Mais il est vrai que, dans la conception de Patrice Caurier et Moshe Leiser, ces dames n’ont rien d’aristocratique : Lisa et Polina sont des prostituées, pensionnaires d’une maison close de luxe tenue par la Comtesse, mère maquerelle devenue quasiment gâteuse. Au deuxième tableau, c’est donc sur un lieu de plaisirs de la Belle Epoque que s’ouvre le rideau, atmosphère qui évoque plutôt La Traviata, en plus trivial, voire le bordel vénitien de Der ferne Klang. Un prétexte à de jolis costumes à la Toulouse‑Lautrec, voire un expédient pour gérer le difficile Intermezzo, traité comme un divertissement érotique destiné à émoustiller les clients, mais quand même, par rapport à un livret et une musique qui n’ont absolument rien de vulgaire, un contresens total. Que fait le noble Prince Eletski là‑dedans : habitué privilégié ? souteneur/protecteur ? La scène où il s’isole avec Lisa, d’avance résignée, l’attache sur son lit, voire lui promène un poignard sous le nez en vue d’on ne sait trop quel scénario sexuel particulier, est déplaisante, voire absurde : une ambiance malsaine au point de parasiter complètement notre perception de l’un des plus beaux airs de l’ouvrage. L’excellent Boris Pinkhasovich n’a quasiment que ce long passage à chanter pour faire valoir ses remarquables qualités de timbre et de legato, porté par l’orchestre onctueux que lui déploie Kirill Petrenko. Tant pis pour lui !

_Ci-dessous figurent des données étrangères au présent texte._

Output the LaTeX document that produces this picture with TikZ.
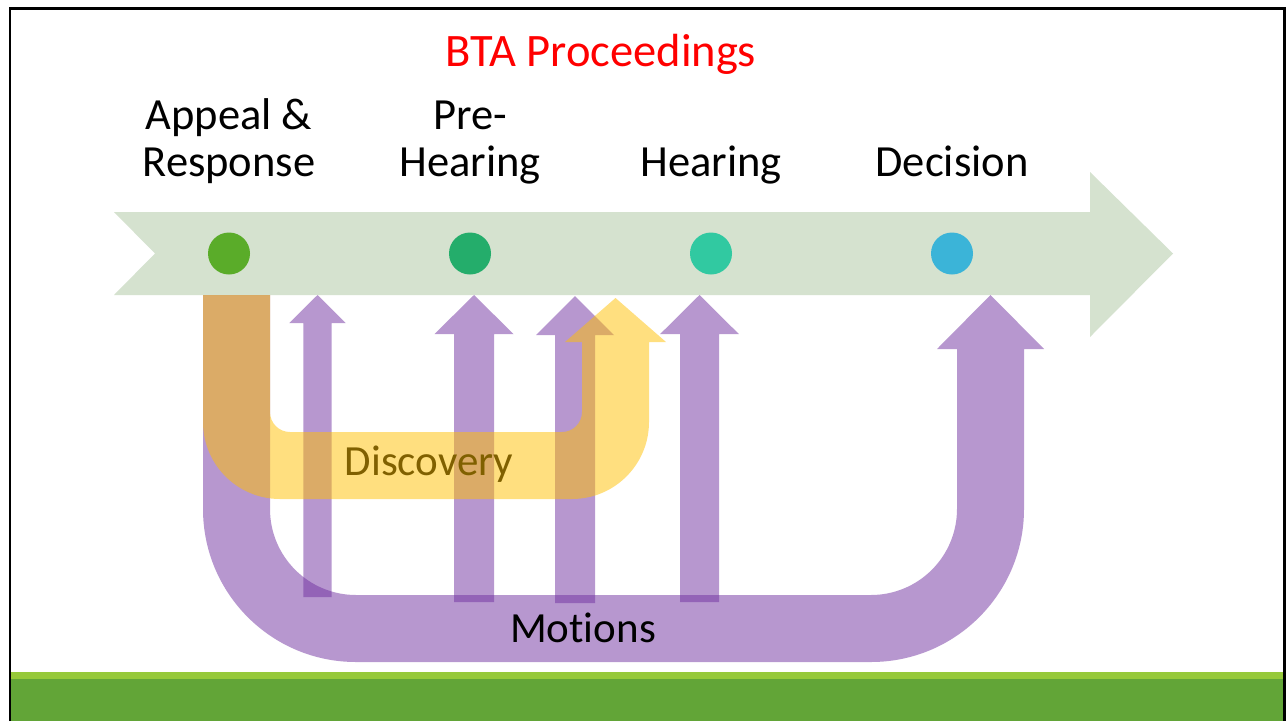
\documentclass[tikz,border=0pt]{standalone}
\usepackage{fontspec}
\setmainfont{Carlito}[Ligatures=NoCommon]
\definecolor{bandgreen}{HTML}{D5E2CF}
\definecolor{dotA}{HTML}{5AAC29}
\definecolor{dotB}{HTML}{24AD6B}
\definecolor{dotC}{HTML}{31C9A1}
\definecolor{dotD}{HTML}{3BB4D8}
\definecolor{motionpurple}{HTML}{7030A0}
\definecolor{discyellow}{HTML}{FFC000}
\definecolor{barlight}{HTML}{96C93A}
\definecolor{bardark}{HTML}{62A537}
% straight up-arrow: centre x, half shaft, half head, tip y, head base y, bottom y
\newcommand\motionarrow[6]{%
  \fill[motion] ({#1-#2},#6) -- ({#1-#2},#5) -- ({#1-#3},#5) -- (#1,#4)
    -- ({#1+#3},#5) -- ({#1+#2},#5) -- ({#1+#2},#6) -- cycle;}
\begin{document}
\begin{tikzpicture}[x=1pt,y=-1pt,
  lbl/.style={font=\fontsize{43}{47}\selectfont, inner sep=0pt, anchor=base, align=center},
  stage/.style={lbl, font=\fontsize{44.5}{47}\selectfont},
  motion/.style={fill=motionpurple, fill opacity=0.5},
  disc/.style={fill=discyellow, fill opacity=0.5},
  dot/.style={circle, minimum size=42pt, inner sep=0pt}]
\useasboundingbox (0,0) rectangle (1288,721);
\fill[white] (0,0) rectangle (1288,721);

% footer bars
\fill[barlight] (10,672) rectangle (1285,679);
\fill[bardark] (10,679) rectangle (1285,721);

% frame
\draw[line width=2.2pt, black] (10,721) -- (10,8.5) -- (1284.5,8.5) -- (1284.5,721);

% title
\node[lbl, font=\fontsize{46.5}{50}\selectfont, text=red] (title) at (601,66) {BTA Proceedings};

% timeline band
\fill[bandgreen] (114,212) -- (1090,212) -- (1090,172) -- (1173,253.5)
  -- (1090,337) -- (1090,295) -- (114,295) -- (155,253.5) -- cycle;

% stage markers
\node[dot, fill=dotA] (d1) at (229,253.5) {};
\node[dot, fill=dotB] (d2) at (470,253.5) {};
\node[dot, fill=dotC] (d3) at (711,253.5) {};
\node[dot, fill=dotD] (d4) at (952,253.5) {};

% stage labels (base anchor sits on the last line)
\node[stage] (s1) at (229,176) {Appeal \&\\Response};
\node[stage] (s2) at (470,176) {Pre-\\Hearing};
\node[stage] (s3) at (711,176) {Hearing};
\node[stage] (s4) at (952,176) {Decision};

% motions U-turn arrow
\fill[motion] (203,295) -- (203,509) arc[start angle=180, end angle=90, radius=153]
  -- (871,662) arc[start angle=90, end angle=0, radius=153]
  -- (1024,349) -- (1044,349) -- (990.5,295) -- (937,349) -- (957,349)
  -- (957,509) arc[start angle=0, end angle=90, radius=86]
  -- (356,595) arc[start angle=90, end angle=180, radius=86]
  -- (270,295) -- cycle;

% motions filed along the way
\motionarrow{317.5}{14.2}{28.2}{295}{323}{597}
\motionarrow{474}{20}{39.5}{295}{334}{602}
\motionarrow{575}{20}{39}{296}{335}{603}
\motionarrow{699.5}{19.5}{39.3}{295}{334}{602}

% discovery label, toned by the band drawn over it
\node[lbl] (disc) at (429,475) {Discovery};

% discovery U-turn arrow
\fill[disc] (203,295) -- (203,422) arc[start angle=180, end angle=90, radius=77]
  -- (572,499) arc[start angle=90, end angle=0, radius=77]
  -- (649,342) -- (666,342) -- (615.5,298) -- (565,342) -- (582,342)
  -- (582,412) arc[start angle=0, end angle=90, radius=20]
  -- (290,432) arc[start angle=90, end angle=180, radius=20]
  -- (270,295) -- cycle;

\node[lbl] (motions) at (583,642) {Motions};
\end{tikzpicture}
\end{document}
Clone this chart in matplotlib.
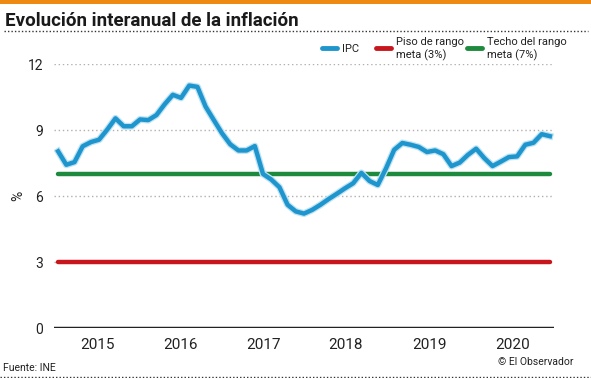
import matplotlib
matplotlib.use('Agg')
import matplotlib.pyplot as plt
from matplotlib.lines import Line2D
from matplotlib.patches import Rectangle

plt.rcParams['font.family'] = ['Roboto', 'DejaVu Sans']

# IPC interanual, mensual ene-2015 .. ene-2020
ipc = [8.03, 7.42, 7.54, 8.26, 8.45, 8.56, 9.02, 9.53, 9.17, 9.17, 9.48, 9.45,
       9.68, 10.17, 10.60, 10.46, 11.02, 10.96, 10.06, 9.45, 8.85, 8.35, 8.07, 8.07,
       8.27, 7.00, 6.75, 6.40, 5.60, 5.30, 5.20, 5.37, 5.60, 5.86, 6.10, 6.35,
       6.58, 7.05, 6.68, 6.50, 7.25, 8.10, 8.41, 8.33, 8.23, 8.00, 8.07, 7.90,
       7.36, 7.52, 7.87, 8.15, 7.72, 7.36, 7.56, 7.77, 7.80, 8.33, 8.42, 8.81,
       8.72]
piso = 3
techo = 7
years = ['2015', '2016', '2017', '2018', '2019', '2020']
year_pos = [4.75, 14.9, 25.0, 35.1, 45.3, 55.4]
yticks = [0, 3, 6, 9, 12]

x = list(range(len(ipc)))

fig = plt.figure(figsize=(5.91, 3.78), dpi=100)
ax = fig.add_axes([54 / 591, 50 / 378, 500 / 591, 264 / 378])

for v in yticks[1:]:
    ax.axhline(v, color='#b0b0b0', lw=1, ls=(0, (1, 2)), zorder=1)
ax.axhline(0, color='#222222', lw=2.5, zorder=2)

ax.plot([x[0], x[-1]], [piso, piso], color='#c8161d', lw=3.2,
        solid_capstyle='round', zorder=3)
ax.plot([x[0], x[-1]], [techo, techo], color='#1d8a3d', lw=3.2,
        solid_capstyle='round', zorder=3)
ax.plot(x, ipc, color='#bfe3f3', lw=5, solid_joinstyle='round', zorder=4)
ax.plot(x, ipc, color='#1e96cd', lw=3.2, solid_joinstyle='round', zorder=5)

ax.set_xlim(-0.5, 60.5)
ax.set_ylim(0, 12)
ax.set_yticks(yticks)
ax.set_yticklabels([str(v) for v in yticks], fontsize=10, color='#222222')
ax.set_xticks(year_pos)
ax.set_xticklabels(years, fontsize=11, color='#222222')
ax.tick_params(axis='both', length=0)
ax.tick_params(axis='y', pad=8)
ax.tick_params(axis='x', pad=7)
for s in ax.spines.values():
    s.set_visible(False)
fig.text(18 / 591, 1 - 196 / 378, '%', fontsize=10, rotation=90, ha='center',
         va='center', color='#222222')

# cabecera
fig.add_artist(Rectangle((0, 1 - 4 / 378), 1, 4 / 378, transform=fig.transFigure,
                         color='#ee8a14', lw=0))
fig.text(5 / 591, 1 - 26 / 378, 'Evolución interanual de la inflación',
         fontsize=13.5, fontweight='bold', color='#1a1a1a')
fig.add_artist(Line2D([4 / 591, 588 / 591], [1 - 31 / 378] * 2, color='#333333',
                      lw=1, ls=(0, (1, 1.5)), transform=fig.transFigure))
fig.add_artist(Line2D([0, 1], [1 - 377 / 378] * 2, color='#333333',
                      lw=1, ls=(0, (1, 1.5)), transform=fig.transFigure))

# leyenda
legend_items = [('IPC', '#1e96cd', 322), ('Piso de rango\nmeta (3%)', '#c8161d', 376),
                ('Techo del rango\nmeta (7%)', '#1d8a3d', 467)]
for label, color, px in legend_items:
    fig.add_artist(Line2D([px / 591, (px + 15) / 591], [1 - 48 / 378] * 2, color=color,
                          lw=3.5, solid_capstyle='round', transform=fig.transFigure))
    fig.text((px + 20) / 591, 1 - 49 / 378, label, fontsize=8, va='center',
             linespacing=1.3, color='#222222')

fig.text(3 / 591, 1 - 368 / 378, 'Fuente: INE', fontsize=7.5, va='center', color='#222222')
fig.text(574 / 591, 1 - 362 / 378, '© El Observador', fontsize=7.5, va='center',
         ha='right', color='#222222')

fig.savefig('out.png', dpi=100)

Si la scénographie est parfois discutable, on ne peut lui contester un réel achèvement qualitatif : le décor à transformations sur deux étages de Christian Fenouillat, certainement vétilleux à gérer, fonctionne bien, les costumes d’Agostino Cavalca ont belle allure, la gestion des chœurs a ses bons moments, dont une scène des joueurs efficacement réglée lors du tableau final. Dommage que Caurier et Leiser gâchent par ailleurs leur copie en en rajoutant dans le sordide à la Zola (Lisa, passée à tabac par Hermann, succombe en s’affalant dans sa baignoire, mais faute de scène d’extérieur à ce moment‑là, effectivement, comment Lisa pourrait-elle procéder pour se suicider ?), voire en saupoudrant leur propos de provocations sexuelles à deux balles pour faire brailler le bourgeois (qui, dans la salle, comme attendu, exprime bruyamment sa désapprobation).


L’accomplissement musical de la production aurait certainement mérité une proposition scénique moins bancale. Car là, à quelques réserves près, tout est d’un réel niveau festivalier. Asmik Grigorian a déclaré forfait pour le rôle de Lisa dès le tout début des répétitions, mais avec Elena Stikhina le Festspielhaus a su trouver la remplaçante qui s’imposait : la voix est belle, homogène sur toute la tessiture, le chant d’une perfection presque instrumentale et le jeu d’actrice très crédible, ce qui n’est pas rien dans un tel concept scénique. Le ténor arménien Arsen Soghomonyan s’en sort moins bien: une réelle puissance mais aussi des fragilités, et puis devoir promener pendant toute la soirée la même dégaine d’alcoolique clochardisé ne l’aide guère à convaincre. Handicap scénique aussi pour la Comtesse de Doris Soffel, contrainte de jouer constamment les pré‑démentes, encore qu’elle ait indiscutablement en ce moment la voix ruinée compatible avec l’emploi. Et sinon le grand luxe : Vladislav Sulimsky, pilier de la troupe du Mariinsky, incontournable Tomski, Aigul Akhmetshina, timbre de mezzo très charnu, dans le rôle bref mais toujours gratifiant de Polina, Yevgeny Akimov (le Mariinsky, toujours) en Tchekalinski, et aussi l’excellent Chœur philharmonique slovaque, dont l’idiomatisme paraît irréprochable.


Et puis en fosse, bien sûr, les Berliner Philharmoniker que l’on attendait, et qui brillent autant par leurs tutti monumentaux à certains moments très dramatiques (un fatum tchaïkovskien d’une belle noirceur) que par un raffinement instrumental inouï, cultivé par Kirill Petrenko avec une constante minutie. Ni le velours enveloppant des Wiener Philharmoniker à Salzbourg, ni la puissance tranchante voire expressionniste du Mariinsky (ici même, à Baden‑Baden, dans deux productions différentes déjà), mais une lecture symphonique irréprochable, voire indiscutablement haussée par Petrenko à un niveau dramatique supérieur.